Bustamite is a calcium manganese inosilicate (chain silicate) and a member of the wollastonite group. Magnesium, zinc and iron are common impurities substituting for manganese. Bustamite is the high-temperature polymorph of CaMnSi_{2}O_{6} and johannsenite is the low temperature polymorph. The inversion takes place at 830 C, but may be very slow.
Bustamite could be confused with light-colored rhodonite or pyroxmangite, but both these minerals are biaxial (+) whereas bustamite is biaxial (−).

==Cell parameters==
There is considerable variety in the literature about the size and type of the unit cell, the formula to be used, and the value of Z, the number of formula units per unit cell.

Bustamite is a triclinic mineral, which could be described by a primitive unit cell, but the larger A-centered cell is often preferred, in order to facilitate comparison with the similar mineral wollastonite.

The formula for bustamite is CaMn(SiO3)2 but it is sometimes written (Ca,Mn)SiO3, and changing the formula in this way will change the value of Z. The structure is chains of SiO_{4} tetrahedra with repeat unit of three tetrahedra, unlike the pyroxenes where the repeat unit is two. Ca^{++} and Mn^{++} are positioned between the chains. There are 12 tetrahedra in the A-centered unit cell.

The unit cell, the formula and Z cannot be taken separately; they are interlinked and form a consistent set of values. This article adopts the A-centred unit cell (space group A1̅) with a = 7.736 Å, b = 7.157 Å and c = 13.824 Å, the formula CaMn(SO3)3 and Z = 6. Deer et al. take the formula as (Mn,Ca,Fe)[SiO3] so their value of Z is doubled to 12. Mindat apparently gives the lattice parameters for a face-centred cell, although they give the space group as P1̅.

==Type locality==
The type locality was originally taken as Tetela de Jonotla, Puebla, Mexico, and the mineral was named for the Mexican mineralogist José María Bustamante y Septiem, professor at the Mexico Mining Seminary. The material from Puebla, however, was later found to be a mixture of johannsenite and rhodonite, so the type locality is now the Franklin Mine, Franklin, Sussex County, New Jersey, US.

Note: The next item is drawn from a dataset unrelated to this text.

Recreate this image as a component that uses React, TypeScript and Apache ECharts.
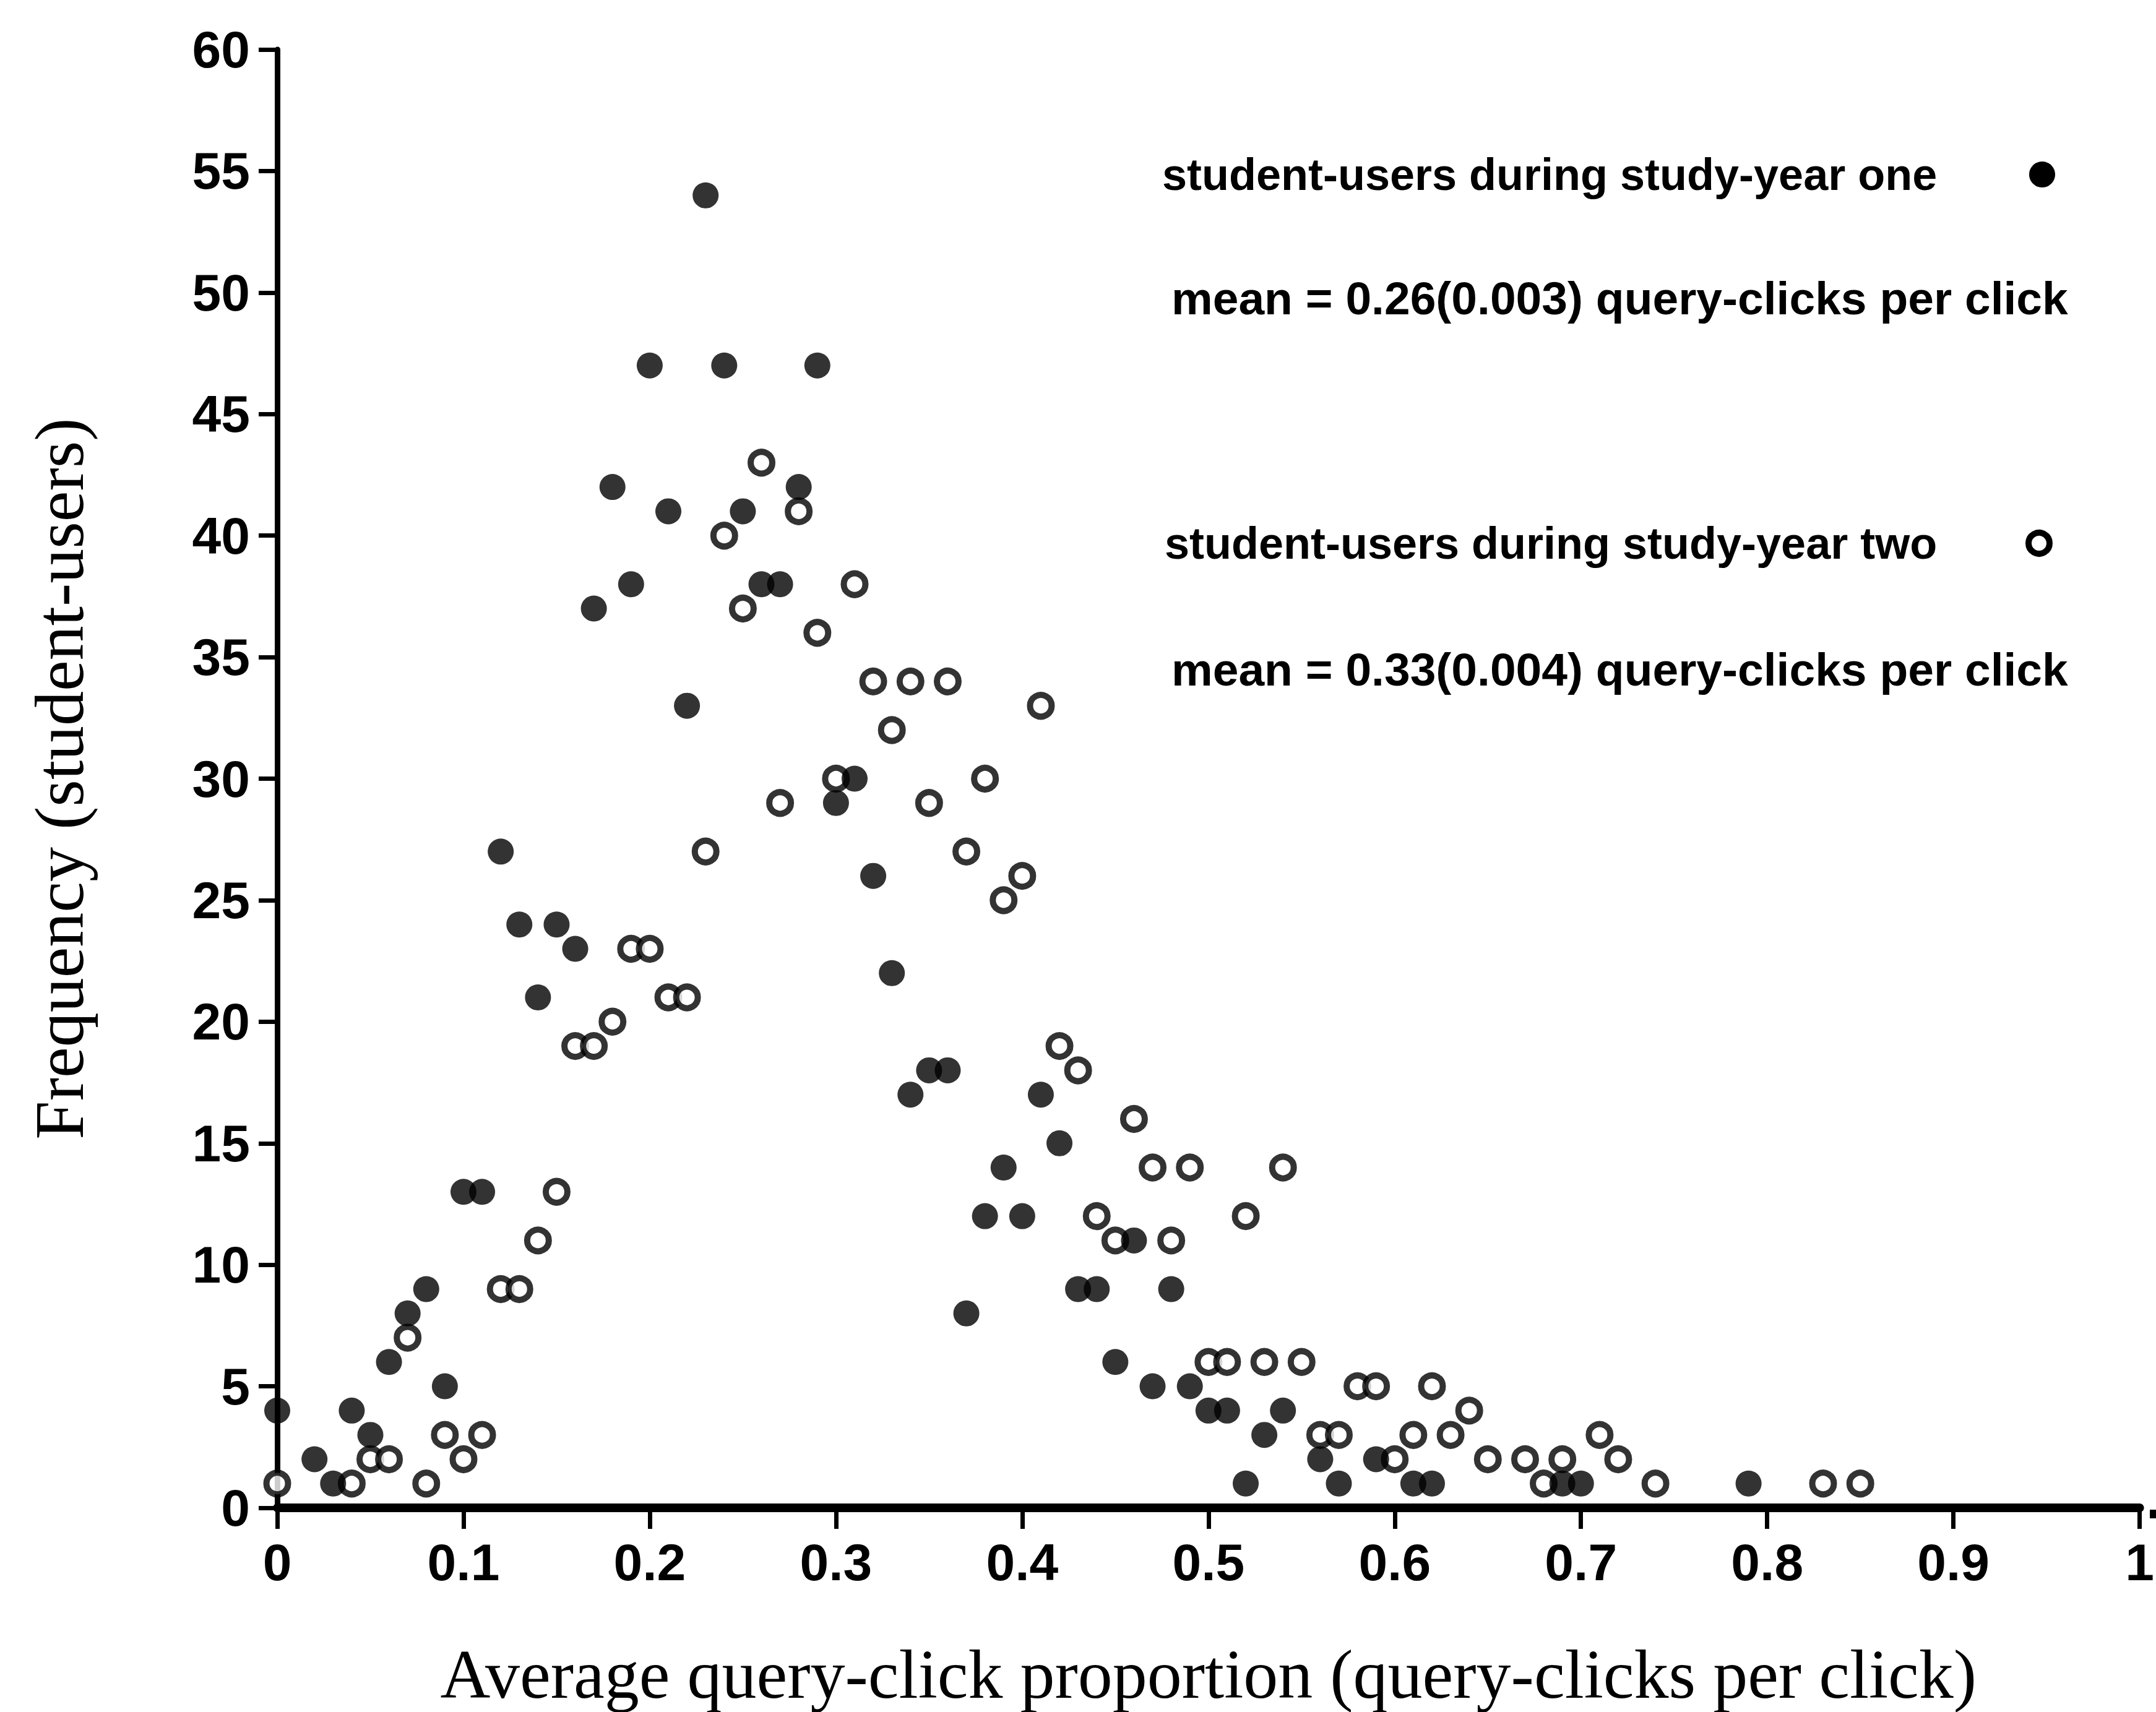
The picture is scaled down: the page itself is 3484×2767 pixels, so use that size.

Both bustamite and johansennite are found at Franklin. Bustamite is moderately common there and occurs in a variety of assemblages, associated with rhodonite and tephroite, calcite and tephroite or glaucochroite and tephroite. Vesuvianite, wollastonite, garnet, diopside, willemite, johannsenite, margarosanite and clinohedrite also may be present.

==Environment==
Bustamite typically results from metamorphism of manganese-bearing sediments, with attendant metasomatism. At the (new) type locality, Franklin, the oldest rocks are Precambrian gneisses of mixed sedimentary and volcanic origin. Franklin Marble was deposited within these rocks, along with sediments containing zinc, manganese and iron minerals. These sediments were metamorphosed later in the Precambrian, then the rocks were uplifted from the late Precambrian into the Cambrian and quartzite was deposited on the eroded surface. In Cambrian-Ordovician time the quartzite was in turn overlain by limestone, and the rocks have been subject to uplift and erosion up to the present time.